I read on RPS the other day about Nvidia's Ancel tech and, wow... I'm seriously impressed!
I won't reinvent the wheel so here's the short of it as described by RPS:
Games supporting Ansel will let players pop open a camera mode, which pauses the action, turns off the game’s user interface, and lets them compose a shot. Along with moving the camera freely, folks will get to fiddle with the field-of-view, tweak colours, and apply a few simple filters for that Instagram effect. It’ll also offer some fancy image formats, including colossal 8-gigapixel screenshots for mega-high detail, the high dynamic range EXR format, and 360-degree panoramas intended for virtual reality.
This is basically an enhanced version of the screenshot modes available in a number of different games. Want filters like Shadow of Mordor and Dying Light? You got it. Want to be able to turn off the UI and get a clean shot then they have that too. Want to move around the level freely like Shadow of Mordor (and apparently The Order 1886 - though somehow I missed that when playing!) then you can...
What's more interesting are the other features but I do wonder how far from the player character the camera can roam. Either way, no matter how limited, I think this is only a good thing.

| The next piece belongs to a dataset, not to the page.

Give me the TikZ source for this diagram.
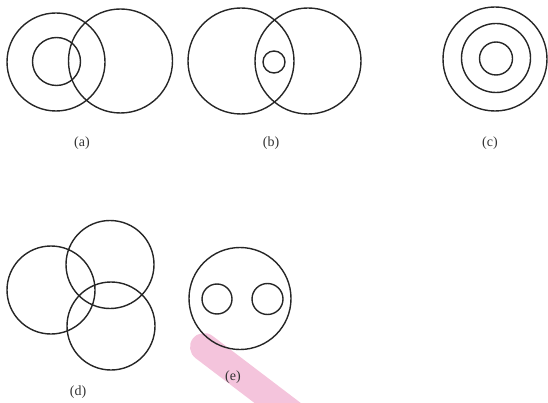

The only reason I'm not more excited by this is that it's Nvidia cards only. That's a shame because it's a cool tech and takes a lot of the hassle out of coding these sorts of screen-cap features into each and every title to be released. I think I'd be more interested/excited if this was Valve announcing this feature for Steam... or Microsoft announcing it for Windows. As it stands, I'm looking at the new generation of graphics cards and, depending on the price points of AMD's cards, I'm likely heading towards one of their mid-high range cards as I usually never spend €350+ on a graphics card as, in my experience, most cards perform well for the same number of years at the same settings and you're ready to buy a new card (or couple) at about the same time anyway...
I also don't game on anything anywhere near a 4K resolution so there's no need for me to push that many pixels as it is. What I do want is something that is power efficient, quiet and not too hot (for my non-air conditioned hot spot); A card to go in my planned new rig towards the end of the year that will suffice for the next 4-5 years on Win 10 (even though I don't really want that OS but, hey, I can't stick with Win 7 if I want to play new games!) and even though the new Nvidia cards look tempting I doubt they will be very affordable in my little corner of the international market.